Repeat the full listing below verbatim and keep the images out.
-- START OF GIVEN MATERIAL --
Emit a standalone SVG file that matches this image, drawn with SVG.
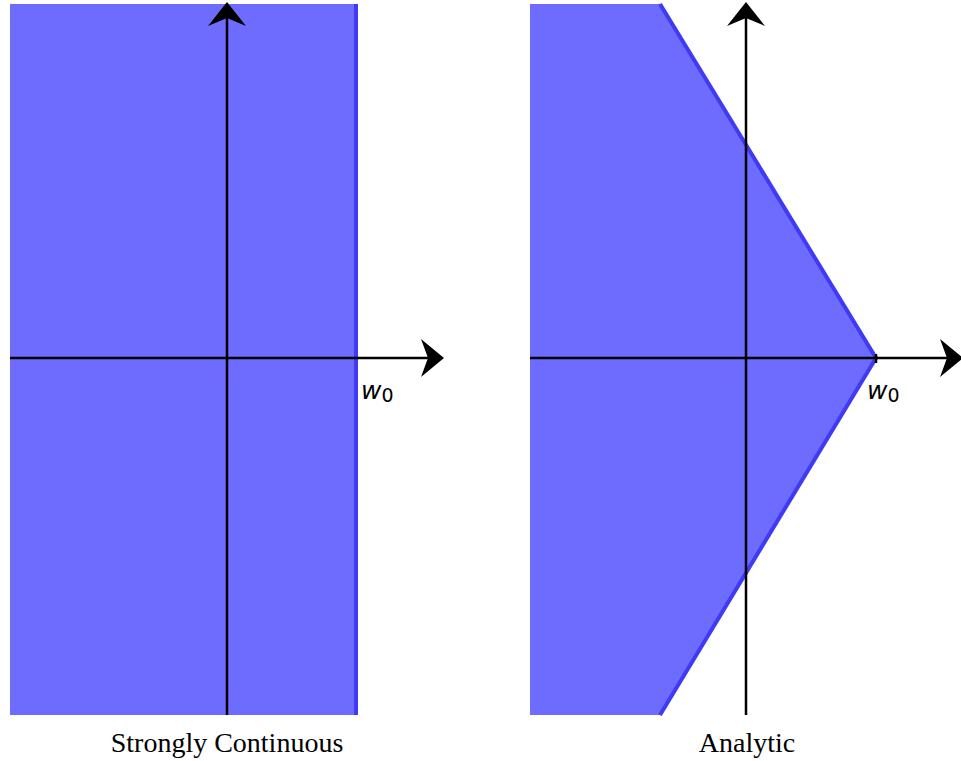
<svg xmlns="http://www.w3.org/2000/svg" width="961" height="761" viewBox="0 0 961 761">
<style>
.region{fill:#6e6bff;stroke:none}
.edge{fill:none;stroke:#3f3af5;stroke-width:4}
.axis{stroke:#000;stroke-width:2.5;fill:none}
.head{fill:#000}
.lbl{font-family:"DejaVu Sans",sans-serif;font-size:25px;font-style:italic;fill:#000}
.sub{font-family:"DejaVu Sans",sans-serif;font-size:19px;font-style:normal;fill:#000}
.cap{font-family:"Liberation Serif",serif;font-size:28px;fill:#000;text-anchor:middle}
</style>
<g id="strongly-continuous">
<rect class="region" x="10" y="4" width="348" height="711"/>
<line class="edge" x1="356" y1="4" x2="356" y2="715"/>
<text class="lbl" x="361" y="399">w<tspan class="sub" dy="3">0</tspan></text>
<text class="cap" x="227" y="752">Strongly Continuous</text>
</g>
<g id="analytic">
<polygon class="region" points="530,4 660,4 876,358 660,715 530,715"/>
<polyline class="edge" points="660,4 876,358 660,715"/>
<line class="axis" x1="876" y1="354" x2="876" y2="363"/>
<text class="lbl" x="867" y="399">w<tspan class="sub" dy="3">0</tspan></text>
<text class="cap" x="747" y="752">Analytic</text>
</g>
<g id="connectors">
<line class="axis" x1="227" y1="18" x2="227" y2="715"/>
<path class="head" d="M227,2 L246,26 L227,18 L208,26 Z"/>
<line class="axis" x1="10" y1="358" x2="428" y2="358"/>
<path class="head" d="M444,358 L421,377 L428,358 L421,339 Z"/>
<line class="axis" x1="746" y1="18" x2="746" y2="715"/>
<path class="head" d="M746,2 L765,26 L746,18 L727,26 Z"/>
<line class="axis" x1="530" y1="358" x2="947" y2="358"/>
<path class="head" d="M963,358 L940,377 L947,358 L940,339 Z"/>
</g>
</svg>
-- END OF GIVEN MATERIAL --
| IN RESPONSE |
Emit a standalone SVG file that matches this image, drawn with SVG.
<svg xmlns="http://www.w3.org/2000/svg" width="961" height="761" viewBox="0 0 961 761">
<style>
.region{fill:#6e6bff;stroke:none}
.edge{fill:none;stroke:#3f3af5;stroke-width:4}
.axis{stroke:#000;stroke-width:2.5;fill:none}
.head{fill:#000}
.lbl{font-family:"DejaVu Sans",sans-serif;font-size:25px;font-style:italic;fill:#000}
.sub{font-family:"DejaVu Sans",sans-serif;font-size:19px;font-style:normal;fill:#000}
.cap{font-family:"Liberation Serif",serif;font-size:28px;fill:#000;text-anchor:middle}
</style>
<g id="strongly-continuous">
<rect class="region" x="10" y="4" width="348" height="711"/>
<line class="edge" x1="356" y1="4" x2="356" y2="715"/>
<text class="lbl" x="361" y="399">w<tspan class="sub" dy="3">0</tspan></text>
<text class="cap" x="227" y="752">Strongly Continuous</text>
</g>
<g id="analytic">
<polygon class="region" points="530,4 660,4 876,358 660,715 530,715"/>
<polyline class="edge" points="660,4 876,358 660,715"/>
<line class="axis" x1="876" y1="354" x2="876" y2="363"/>
<text class="lbl" x="867" y="399">w<tspan class="sub" dy="3">0</tspan></text>
<text class="cap" x="747" y="752">Analytic</text>
</g>
<g id="connectors">
<line class="axis" x1="227" y1="18" x2="227" y2="715"/>
<path class="head" d="M227,2 L246,26 L227,18 L208,26 Z"/>
<line class="axis" x1="10" y1="358" x2="428" y2="358"/>
<path class="head" d="M444,358 L421,377 L428,358 L421,339 Z"/>
<line class="axis" x1="746" y1="18" x2="746" y2="715"/>
<path class="head" d="M746,2 L765,26 L746,18 L727,26 Z"/>
<line class="axis" x1="530" y1="358" x2="947" y2="358"/>
<path class="head" d="M963,358 L940,377 L947,358 L940,339 Z"/>
</g>
</svg>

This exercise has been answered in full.